Nobel-Winning Message for the FCC
Jean Tirole's Nobel Prize in Economic Sciences is being celebrated on both sides of the Atlantic by academics and economists. But there is no joy in the power circles of U.S. telecommunications policy. More than a decade ago, federal policy makers turned their backs on Tirole's sensible assessments of private communications utilities -- and with disastrous results.
Tirole's insight was that any company controlling physical lines into homes and businesses, left to its own devices, would act as a natural monopoly, extracting tribute from every other business and customer that depends on communications capacity. To constrain that power, regulators might need to separate wholesale and retail communications-access services, and require interconnection with other networks.
Beginning in 2002, the Federal Communications Commission (led then by Michael Powell, now head of the cable trade association) asserted that the telecommunications world was like any other private market: Fierce competition between telephone lines and cable lines would force producers to deliver high-quality service at low cost.
This prediction turned out to be wrong. As current FCC Chairman Tom Wheeler made clear in a forceful speech last month, cable dominates the high-capacity Internet-access market in the U.S. And its advantage is quickly growing larger: Cable companies accounted for 99 percent of new high-speed Internet-access subscriptions in the second quarter of 2014. The former phone companies' old copper lines are fast becoming obsolete.
Yet the giants of the highly concentrated cable industry are seeking even greater market power. Comcast's proposed merger with Time Warner Cable is aimed at achieving Standard Oil-like scale and scope.
Tirole's careful, sector-specific work on imperfectly competitive markets has informed regulators throughout Europe. Other parts of the world, too, have successfully required that operators of natural-monopoly wholesale communications lines -- the basic infrastructure for all information flows -- provide access to information retailers so that competition can flourish. Singapore's NetCo sells wholesale fiber access to retail providers, who now sell gigabit fiber access to households for $50 a month.

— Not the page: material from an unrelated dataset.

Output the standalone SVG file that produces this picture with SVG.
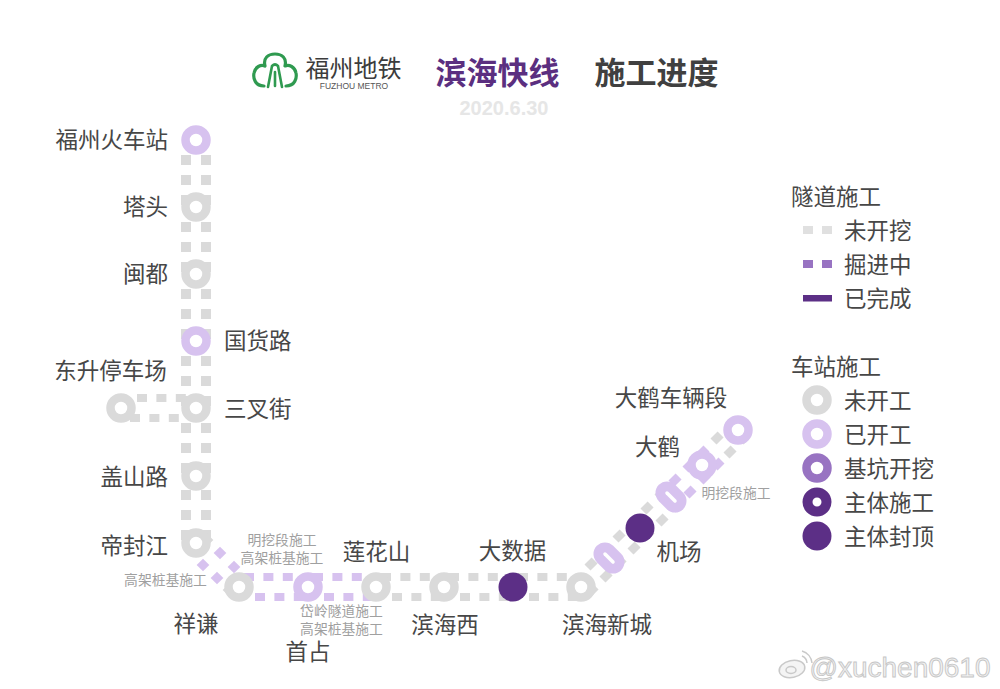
<svg xmlns="http://www.w3.org/2000/svg" width="1000" height="689" viewBox="0 0 1000 689">
<style>
text{font-family:"Noto Sans CJK SC","Noto Sans",sans-serif;text-anchor:middle;dominant-baseline:central;transform:translateY(-2px)}
.l{font-size:22.5px;fill:#474747}
.e{text-anchor:end}
.s{text-anchor:start}
.m{font-size:13.8px;fill:#a0a0a0}
.t{font-size:31px;font-weight:700}
.g{fill:none;stroke:#dadada;stroke-width:10;stroke-dasharray:10 10}
.gh{fill:none;stroke:#dadada;stroke-width:8;stroke-dasharray:10 9.4}
.ph{fill:none;stroke:#d7c2ef;stroke-width:8;stroke-dasharray:10 9.4}
.gd{fill:none;stroke:#dadada;stroke-width:8.5;stroke-dasharray:10 9.8}
.pd{fill:none;stroke:#d7c2ef;stroke-width:8.5;stroke-dasharray:10 9.8}
.gr{fill:#fff;stroke:#dadada;stroke-width:8.5}
.lp{fill:#fff;stroke:#d7c2ef;stroke-width:8.5}
.mp{fill:#fff;stroke:#9873c2;stroke-width:8.5}
.dp{fill:#fff;stroke:#5c2f86;stroke-width:10}
.fp{fill:#5c2f86}
.pill{stroke:#d7c2ef;stroke-width:23;stroke-linecap:round}
.slot{stroke:#fff;stroke-width:3.5;stroke-linecap:round}
</style>

<g id="header">
<g id="logo" fill="none" stroke="#2f9a50" stroke-width="3.2" stroke-linecap="round" stroke-linejoin="round">
<path d="M264 86C255 86 253 78 254 73C255 67 261 64 265 66C263 58 268 54 275 54C282 54 287 58 285 66C289 64 295 67 296 73C297 78 295 86 286 86"/>
<path d="M268 87L272 66Q275 63 278 66L282 87M275 72V86" stroke-width="2.6"/>
</g>
<text x="353.500" y="68" font-size="24" fill="#3c3c3c">福州地铁</text>
<text x="354" y="87.500" font-size="8.500" fill="#555" style="font-family:'Liberation Sans',sans-serif">FUZHOU METRO</text>
<text class="t" x="497.500" y="72.500" fill="#5b2f80">滨海快线</text>
<text class="t" x="656.500" y="72.500" fill="#404040">施工进度</text>
<text x="504" y="110" font-size="20" font-weight="700" fill="#e6e6e6" style="font-family:'Liberation Sans',sans-serif">2020.6.30</text>
</g>

<g id="connectors">
<path class="g" d="M186 155V205M206 155V205M186 222V272M206 222V272M186 289V339M206 289V339M186 356V406M206 356V406M186 423V473M206 423V473M186 490V540M206 490V540"/>
<path class="gh" d="M137 398H186M130 418H180"/>
<path class="ph" d="M244 577H302M313 577H371M255 597H313M324 597H382"/>
<path class="gh" d="M381 577H439M449 577H507M518 577H576M392 597H450M460 597H518M529 597H587"/>
<g fill="#d7c2ef">
<rect x="-4.500" y="-4.500" width="9" height="9" transform="translate(220 553) rotate(45)"/>
<rect x="-4.500" y="-4.500" width="9" height="9" transform="translate(234 567) rotate(45)"/>
<rect x="-4.500" y="-4.500" width="9" height="9" transform="translate(203 565) rotate(45)"/>
<rect x="-4.500" y="-4.500" width="9" height="9" transform="translate(217 578) rotate(45)"/>
</g>
<g fill="#dadada">
<rect x="-4.500" y="-4.500" width="9" height="9" transform="translate(207 540) rotate(45)"/>
<rect x="-4.500" y="-4.500" width="9" height="9" transform="translate(229 590) rotate(45)"/>
</g>
<path class="gd" d="M587.500 567.500L671.500 483.500M713.500 441.500L735 420M588.500 593.500L672.500 509.500M726.500 455.500L745 437"/>
<path class="pd" d="M671.500 483.500L706.500 448.500M672.500 509.500L721.500 460.500"/>
</g>

<g id="st-fuzhou"><circle class="lp" cx="196" cy="140" r="10.500"/><text class="l e" x="168" y="140">福州火车站</text></g>
<g id="st-tatou"><circle class="gr" cx="196" cy="207" r="10.500"/><text class="l e" x="168" y="207">塔头</text></g>
<g id="st-mindu"><circle class="gr" cx="196" cy="274" r="10.500"/><text class="l e" x="168" y="274">闽都</text></g>
<g id="st-guohuo"><circle class="lp" cx="196" cy="341" r="10.500"/><text class="l s" x="224" y="341">国货路</text></g>
<g id="st-dongsheng"><circle class="gr" cx="121" cy="408" r="10.500"/><text class="l" x="110.500" y="371">东升停车场</text></g>
<g id="st-sancha"><circle class="gr" cx="196" cy="408" r="10.500"/><text class="l s" x="224" y="409">三叉街</text></g>
<g id="st-gaishan"><circle class="gr" cx="196" cy="476" r="10.500"/><text class="l e" x="168" y="477">盖山路</text></g>
<g id="st-difeng"><circle class="gr" cx="196" cy="543" r="10.500"/><text class="l e" x="168" y="546">帝封江</text></g>
<g id="st-xiangqian"><circle class="gr" cx="239" cy="587" r="10.500"/><text class="l" x="196" y="624">祥谦</text></g>
<g id="st-shouzhan"><circle class="lp" cx="308" cy="587" r="10.500"/><text class="l" x="308" y="652">首占</text></g>
<g id="st-lianhua"><circle class="gr" cx="376" cy="587" r="10.500"/><text class="l" x="376.500" y="552">莲花山</text></g>
<g id="st-binhaixi"><circle class="gr" cx="444" cy="587" r="10.500"/><text class="l" x="445" y="625">滨海西</text></g>
<g id="st-dashuju"><circle class="fp" cx="513" cy="587" r="14.500"/><text class="l" x="512.500" y="551">大数据</text></g>
<g id="st-binhaixincheng"><circle class="gr" cx="581" cy="587" r="10.500"/><text class="l" x="607" y="625">滨海新城</text></g>
<g id="st-pill1"><line class="pill" x1="605" y1="554" x2="613" y2="562"/><line class="slot" x1="605" y1="554" x2="613" y2="562"/></g>
<g id="st-jichang"><circle class="fp" cx="640" cy="528" r="14.500"/><text class="l" x="679" y="552">机场</text></g>
<g id="st-pill2"><line class="pill" x1="667" y1="493" x2="675" y2="501"/><line class="slot" x1="667" y1="493" x2="675" y2="501"/></g>
<g id="st-dahe"><circle class="lp" cx="702" cy="465" r="10.500"/><text class="l" x="657.500" y="447">大鹤</text></g>
<g id="st-depot"><circle class="lp" cx="738" cy="430" r="10.500"/><text class="l" x="671" y="398">大鹤车辆段</text></g>

<g id="notes">
<text class="m" x="282" y="541">明挖段施工</text>
<text class="m" x="282" y="559">高架桩基施工</text>
<text class="m" x="165.500" y="581">高架桩基施工</text>
<text class="m" x="341.500" y="612">岱岭隧道施工</text>
<text class="m" x="341.500" y="630">高架桩基施工</text>
<text class="m" x="736" y="494">明挖段施工</text>
</g>

<g id="legend-tunnel">
<text class="l s" x="791" y="197">隧道施工</text>
<path d="M803 226h10v8h-10zM822 226h10v8h-10z" fill="#e0e0e0"/><text class="l s" x="844" y="231">未开挖</text>
<path d="M803 260h10v8h-10zM822 260h10v8h-10z" fill="#9873c2"/><text class="l s" x="844" y="265">掘进中</text>
<rect x="803" y="295" width="29" height="6.500" fill="#5c2f86"/><text class="l s" x="844" y="299">已完成</text>
</g>
<g id="legend-station">
<text class="l s" x="791" y="367">车站施工</text>
<circle class="gr" cx="817" cy="400" r="10.500"/><text class="l s" x="844" y="401">未开工</text>
<circle class="lp" cx="817" cy="434" r="10.500"/><text class="l s" x="844" y="435">已开工</text>
<circle class="mp" cx="817" cy="468" r="10.500"/><text class="l s" x="844" y="469">基坑开挖</text>
<circle class="dp" cx="817" cy="502" r="9.500"/><text class="l s" x="844" y="503">主体施工</text>
<circle class="fp" cx="817" cy="536" r="14.500"/><text class="l s" x="844" y="537">主体封顶</text>
</g>

<g id="watermark">
<g fill="#f4f4f4" stroke="#c9c9c9" stroke-width="1.500">
<ellipse cx="792" cy="669" rx="13" ry="8.500" transform="rotate(-12 792 669)"/>
<ellipse cx="791" cy="670" rx="5" ry="3.500"/>
<path d="M802 656a8 8 0 0 1 5 7M802 651a14 14 0 0 1 10 12" fill="none"/>
</g>
<text x="900" y="669" font-size="28" fill="#f2f2f2" stroke="#c6c6c6" stroke-width=".9" style="font-family:'Liberation Sans',sans-serif">@xuchen0610</text>
</g>
</svg>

Starting 20 years ago, Stockholm put in a wholesale passive-fiber network to all homes and businesses, and today enjoys low-priced, high-quality retail services. The invisible hand is also doing its work at the retail level in Seoul, for the same reason: A wholesale fiber network has sparked lively competition.
Meanwhile, a federal-level reluctance to grapple with the economic reality of telecommunications monopolies has left much of the U.S. with a second-class private utility in the form of the local cable company. More and more cities and towns, fed up with this situation, are looking to provide their own wholesale fiber access. Tiny Ammon, Idaho, for one, has built an open-access fiber network connecting community institutions and local businesses. Westminster, Maryland, plans an open-access fiber network, too. And Seattle, San Francisco, Chicago, New York and Boston are all considering next steps in their fiber plans.
The American Public Power Association, the U.S. Conference of Mayors and the National League of Cities have all recently supported local governments' ability to provide advanced communications services -- to meet essential community needs and promote economic development. They turned their attention to local change because federal regulation of telecommunications has seemed so unlikely. Might the public applause for Tirole's Nobel make a difference? Surely the Nobel committee would be gratified if it did.